◆ **Given problem**: What follows is a set of records; restate each one word for word and drop the pictures.

◆ **Provided records**:

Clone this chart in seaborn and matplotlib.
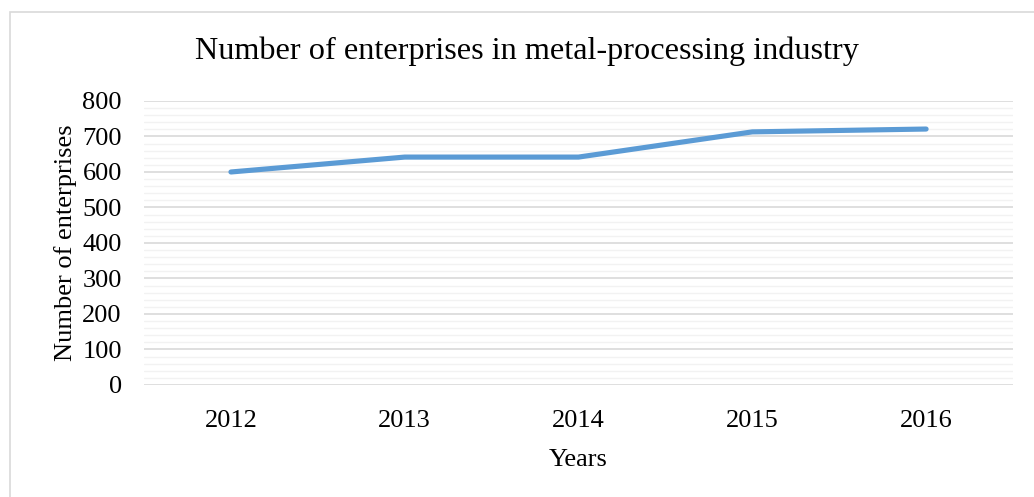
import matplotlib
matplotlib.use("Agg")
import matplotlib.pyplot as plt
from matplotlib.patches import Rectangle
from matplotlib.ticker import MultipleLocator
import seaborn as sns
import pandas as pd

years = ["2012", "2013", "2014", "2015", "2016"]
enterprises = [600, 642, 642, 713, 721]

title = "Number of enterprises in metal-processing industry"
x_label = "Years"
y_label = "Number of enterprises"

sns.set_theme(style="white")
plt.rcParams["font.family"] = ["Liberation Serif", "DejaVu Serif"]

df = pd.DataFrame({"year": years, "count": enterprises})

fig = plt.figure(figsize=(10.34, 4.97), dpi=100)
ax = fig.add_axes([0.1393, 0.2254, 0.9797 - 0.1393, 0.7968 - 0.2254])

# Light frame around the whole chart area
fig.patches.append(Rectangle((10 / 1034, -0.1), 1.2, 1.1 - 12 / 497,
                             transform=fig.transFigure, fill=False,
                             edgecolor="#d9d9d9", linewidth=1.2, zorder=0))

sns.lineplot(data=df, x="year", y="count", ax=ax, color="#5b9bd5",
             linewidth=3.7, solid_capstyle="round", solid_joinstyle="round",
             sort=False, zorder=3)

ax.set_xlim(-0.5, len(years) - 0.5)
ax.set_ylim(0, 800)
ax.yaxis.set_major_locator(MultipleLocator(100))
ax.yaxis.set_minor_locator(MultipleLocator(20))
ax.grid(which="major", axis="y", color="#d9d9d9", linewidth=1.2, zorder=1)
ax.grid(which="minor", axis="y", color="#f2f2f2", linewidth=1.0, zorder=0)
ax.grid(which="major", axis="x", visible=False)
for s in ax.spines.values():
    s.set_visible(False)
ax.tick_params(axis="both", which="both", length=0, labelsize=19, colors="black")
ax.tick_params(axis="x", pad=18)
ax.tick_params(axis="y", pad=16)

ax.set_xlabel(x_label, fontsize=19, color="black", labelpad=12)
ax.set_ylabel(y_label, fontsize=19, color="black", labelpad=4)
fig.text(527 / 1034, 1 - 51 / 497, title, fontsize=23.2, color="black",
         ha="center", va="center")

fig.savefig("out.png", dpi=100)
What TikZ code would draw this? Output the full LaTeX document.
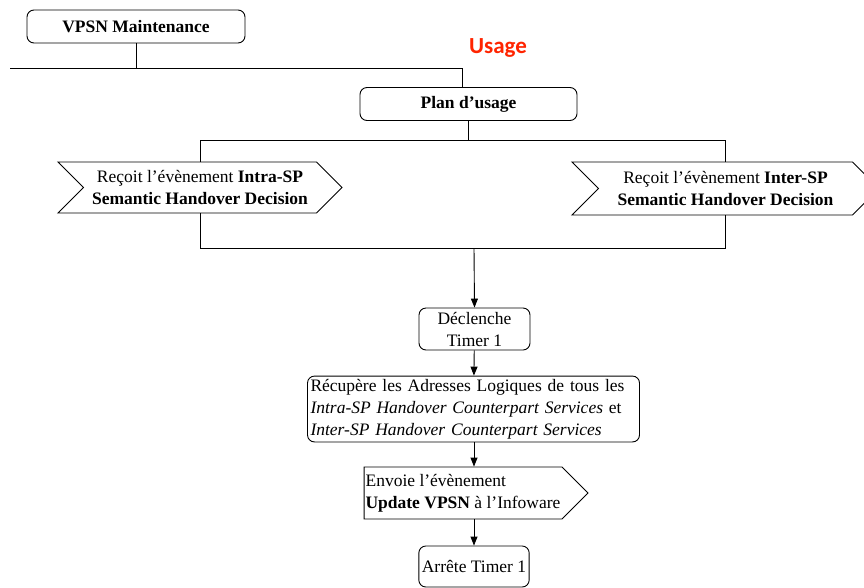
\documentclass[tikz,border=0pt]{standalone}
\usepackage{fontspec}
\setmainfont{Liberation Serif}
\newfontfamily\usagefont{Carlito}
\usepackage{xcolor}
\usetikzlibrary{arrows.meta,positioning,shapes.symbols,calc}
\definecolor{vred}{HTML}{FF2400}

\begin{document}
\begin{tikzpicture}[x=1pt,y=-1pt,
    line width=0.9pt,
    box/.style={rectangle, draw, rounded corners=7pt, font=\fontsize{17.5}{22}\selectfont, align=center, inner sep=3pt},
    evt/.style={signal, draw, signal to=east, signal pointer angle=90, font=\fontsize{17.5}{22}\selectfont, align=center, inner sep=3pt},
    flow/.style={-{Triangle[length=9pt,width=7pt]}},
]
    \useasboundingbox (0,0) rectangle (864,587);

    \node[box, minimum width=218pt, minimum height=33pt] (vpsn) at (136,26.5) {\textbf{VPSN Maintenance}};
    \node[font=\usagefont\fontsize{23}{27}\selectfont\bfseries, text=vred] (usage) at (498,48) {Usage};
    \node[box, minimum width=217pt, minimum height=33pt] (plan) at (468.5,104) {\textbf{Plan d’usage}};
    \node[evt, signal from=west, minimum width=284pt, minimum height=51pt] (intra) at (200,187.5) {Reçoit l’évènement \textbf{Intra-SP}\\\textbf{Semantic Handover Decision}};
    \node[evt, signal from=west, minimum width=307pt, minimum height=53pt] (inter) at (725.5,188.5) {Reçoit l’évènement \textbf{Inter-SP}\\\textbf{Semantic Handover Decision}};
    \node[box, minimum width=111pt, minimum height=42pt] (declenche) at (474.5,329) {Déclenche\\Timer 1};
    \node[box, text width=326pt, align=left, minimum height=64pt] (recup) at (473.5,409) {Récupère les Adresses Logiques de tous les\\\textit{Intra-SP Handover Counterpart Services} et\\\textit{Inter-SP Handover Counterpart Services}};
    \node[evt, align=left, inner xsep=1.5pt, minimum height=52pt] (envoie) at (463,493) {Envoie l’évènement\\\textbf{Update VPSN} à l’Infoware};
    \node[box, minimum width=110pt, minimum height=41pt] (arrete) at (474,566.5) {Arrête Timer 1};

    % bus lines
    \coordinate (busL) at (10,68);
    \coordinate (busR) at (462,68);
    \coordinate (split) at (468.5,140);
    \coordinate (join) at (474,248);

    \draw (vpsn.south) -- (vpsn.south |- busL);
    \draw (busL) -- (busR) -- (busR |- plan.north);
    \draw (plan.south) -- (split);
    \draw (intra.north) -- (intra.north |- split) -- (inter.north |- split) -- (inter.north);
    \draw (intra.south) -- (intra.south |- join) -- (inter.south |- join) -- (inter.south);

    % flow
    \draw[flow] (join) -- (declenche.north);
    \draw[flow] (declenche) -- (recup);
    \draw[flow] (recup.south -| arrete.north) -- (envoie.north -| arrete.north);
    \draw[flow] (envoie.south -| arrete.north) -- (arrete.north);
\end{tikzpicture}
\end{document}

◆ **Output**:
Clone this chart in seaborn and matplotlib.
import matplotlib
matplotlib.use("Agg")
import matplotlib.pyplot as plt
from matplotlib.patches import Rectangle
from matplotlib.ticker import MultipleLocator
import seaborn as sns
import pandas as pd

years = ["2012", "2013", "2014", "2015", "2016"]
enterprises = [600, 642, 642, 713, 721]

title = "Number of enterprises in metal-processing industry"
x_label = "Years"
y_label = "Number of enterprises"

sns.set_theme(style="white")
plt.rcParams["font.family"] = ["Liberation Serif", "DejaVu Serif"]

df = pd.DataFrame({"year": years, "count": enterprises})

fig = plt.figure(figsize=(10.34, 4.97), dpi=100)
ax = fig.add_axes([0.1393, 0.2254, 0.9797 - 0.1393, 0.7968 - 0.2254])

# Light frame around the whole chart area
fig.patches.append(Rectangle((10 / 1034, -0.1), 1.2, 1.1 - 12 / 497,
                             transform=fig.transFigure, fill=False,
                             edgecolor="#d9d9d9", linewidth=1.2, zorder=0))

sns.lineplot(data=df, x="year", y="count", ax=ax, color="#5b9bd5",
             linewidth=3.7, solid_capstyle="round", solid_joinstyle="round",
             sort=False, zorder=3)

ax.set_xlim(-0.5, len(years) - 0.5)
ax.set_ylim(0, 800)
ax.yaxis.set_major_locator(MultipleLocator(100))
ax.yaxis.set_minor_locator(MultipleLocator(20))
ax.grid(which="major", axis="y", color="#d9d9d9", linewidth=1.2, zorder=1)
ax.grid(which="minor", axis="y", color="#f2f2f2", linewidth=1.0, zorder=0)
ax.grid(which="major", axis="x", visible=False)
for s in ax.spines.values():
    s.set_visible(False)
ax.tick_params(axis="both", which="both", length=0, labelsize=19, colors="black")
ax.tick_params(axis="x", pad=18)
ax.tick_params(axis="y", pad=16)

ax.set_xlabel(x_label, fontsize=19, color="black", labelpad=12)
ax.set_ylabel(y_label, fontsize=19, color="black", labelpad=4)
fig.text(527 / 1034, 1 - 51 / 497, title, fontsize=23.2, color="black",
         ha="center", va="center")

fig.savefig("out.png", dpi=100)
What TikZ code would draw this? Output the full LaTeX document.
\documentclass[tikz,border=0pt]{standalone}
\usepackage{fontspec}
\setmainfont{Liberation Serif}
\newfontfamily\usagefont{Carlito}
\usepackage{xcolor}
\usetikzlibrary{arrows.meta,positioning,shapes.symbols,calc}
\definecolor{vred}{HTML}{FF2400}

\begin{document}
\begin{tikzpicture}[x=1pt,y=-1pt,
    line width=0.9pt,
    box/.style={rectangle, draw, rounded corners=7pt, font=\fontsize{17.5}{22}\selectfont, align=center, inner sep=3pt},
    evt/.style={signal, draw, signal to=east, signal pointer angle=90, font=\fontsize{17.5}{22}\selectfont, align=center, inner sep=3pt},
    flow/.style={-{Triangle[length=9pt,width=7pt]}},
]
    \useasboundingbox (0,0) rectangle (864,587);

    \node[box, minimum width=218pt, minimum height=33pt] (vpsn) at (136,26.5) {\textbf{VPSN Maintenance}};
    \node[font=\usagefont\fontsize{23}{27}\selectfont\bfseries, text=vred] (usage) at (498,48) {Usage};
    \node[box, minimum width=217pt, minimum height=33pt] (plan) at (468.5,104) {\textbf{Plan d’usage}};
    \node[evt, signal from=west, minimum width=284pt, minimum height=51pt] (intra) at (200,187.5) {Reçoit l’évènement \textbf{Intra-SP}\\\textbf{Semantic Handover Decision}};
    \node[evt, signal from=west, minimum width=307pt, minimum height=53pt] (inter) at (725.5,188.5) {Reçoit l’évènement \textbf{Inter-SP}\\\textbf{Semantic Handover Decision}};
    \node[box, minimum width=111pt, minimum height=42pt] (declenche) at (474.5,329) {Déclenche\\Timer 1};
    \node[box, text width=326pt, align=left, minimum height=64pt] (recup) at (473.5,409) {Récupère les Adresses Logiques de tous les\\\textit{Intra-SP Handover Counterpart Services} et\\\textit{Inter-SP Handover Counterpart Services}};
    \node[evt, align=left, inner xsep=1.5pt, minimum height=52pt] (envoie) at (463,493) {Envoie l’évènement\\\textbf{Update VPSN} à l’Infoware};
    \node[box, minimum width=110pt, minimum height=41pt] (arrete) at (474,566.5) {Arrête Timer 1};

    % bus lines
    \coordinate (busL) at (10,68);
    \coordinate (busR) at (462,68);
    \coordinate (split) at (468.5,140);
    \coordinate (join) at (474,248);

    \draw (vpsn.south) -- (vpsn.south |- busL);
    \draw (busL) -- (busR) -- (busR |- plan.north);
    \draw (plan.south) -- (split);
    \draw (intra.north) -- (intra.north |- split) -- (inter.north |- split) -- (inter.north);
    \draw (intra.south) -- (intra.south |- join) -- (inter.south |- join) -- (inter.south);

    % flow
    \draw[flow] (join) -- (declenche.north);
    \draw[flow] (declenche) -- (recup);
    \draw[flow] (recup.south -| arrete.north) -- (envoie.north -| arrete.north);
    \draw[flow] (envoie.south -| arrete.north) -- (arrete.north);
\end{tikzpicture}
\end{document}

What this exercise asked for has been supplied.